Gold prices ended higher as US economic data underscored the damage from the COVID-19 pandemic on business activity & as concerns over US-China trade tensions lifted haven demand for the metal, which scored its highest settlement in a month.  Gold for Jun climbed $15 (0.9%) to settle at $1756 an ounce.  Prices for the most-active contract marked their highest settlement since Apr 14.  For the week, gold gained 2.5% based on the most-active contract.  Economic data was mostly downbeat.  US retail sales tumbled by a record 16.4% in Apr & fell 16.2% excluding automobile sales & gas price, due to lockdown measures implemented to slow the worst viral outbreak in more than a century.  Meanwhile, a reading on business activity in the New York area, the New York Fed's Empire State business conditions index, rose 29.7 points to minus 48.5 in May, the regional Fed bank said, marking the 2nd-lowest reading on record.  US industrial output fell by a record 11.2% in Apr, but the preliminary reading of the consumer-sentiment survey in May edged up to 73.7 from 71.8 in Apr, the University of Michigan said.  Gold also digested reports of rising Sino-American tensions after Pres Trump moved to block shipments of semiconductors to Huawei Technologies, as the US has blamed China for mishandling the outbreak of the coronavirus.

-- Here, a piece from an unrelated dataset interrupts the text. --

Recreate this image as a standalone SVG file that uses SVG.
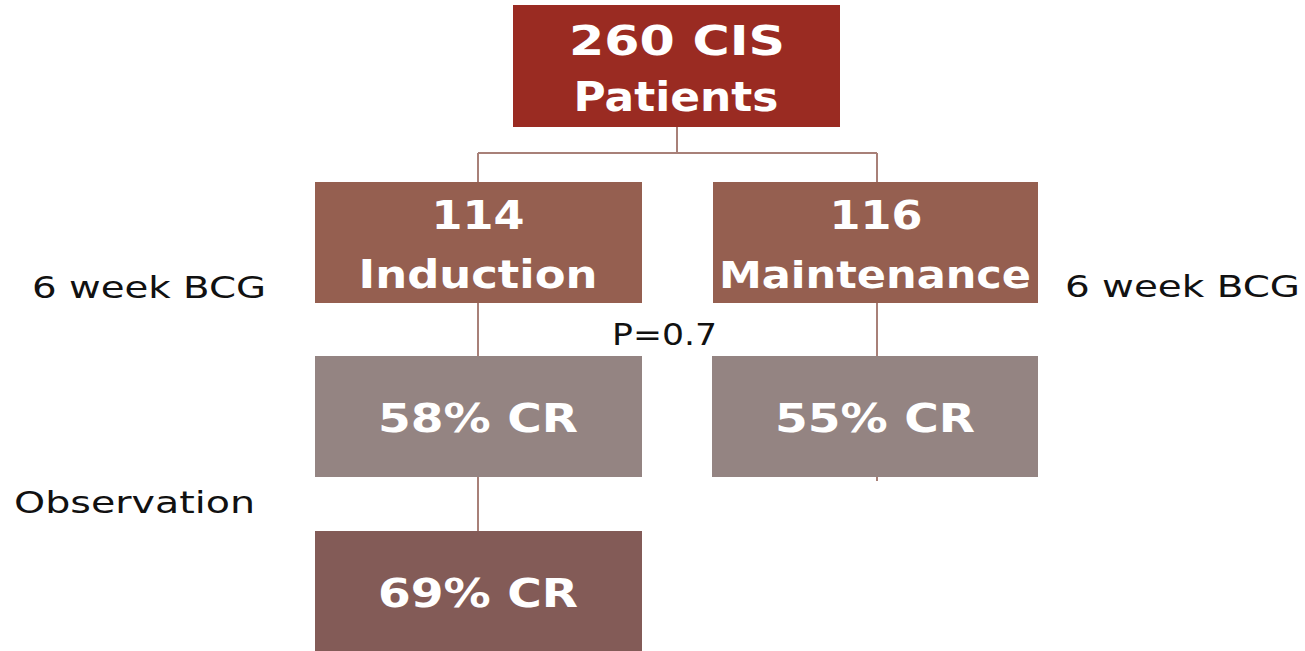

Gold scores highest finish in a month as U.S. economic data highlights impact of coronavirus

Oil futures rose, with the US benchmark posting a weekly gain of 19%, finding support from production cuts by major oil producers & early signs of a recovery in demand for crude with some business lockdowns globally being lifted.  West Texas Intermediate (WTI) crude for Jun rose $1.87 (6.8%) to settle at $29.43 barrel.  Prices based on the front-month contract, which expires at the end of Tues trading, logged a weekly gain of 19%.  They also marked the highest finish since Mar 13.  Jul WTI crude, the most active contract, rose $1.64 (5.9%) to settle at $29.52.  At their highest levels today, Jun WTI traded at $29.92 & Jul WTI touched $29.78.  Global benchmark Jul Brent crude rose $1.37 (4.4%) at $32.50 a barrel for a 4.9% weekly rise.

U.S. oil benchmark posts a 19% weekly climb on output cuts, improving demand outlook

When all is said & done, the Dow went up 300 this week.  Not a bad performance given the abundance of negative news (including div cuts).  That's where it was on Apr 7, recovering from dreary lows around 18K.  The US economy is trying to reopen in several states with various degrees of success.  The bulls have done well to keep enough buyers around so that the averages have been trading sideways.  The most worrisome problem is US-China trade relations which continue to be touchy.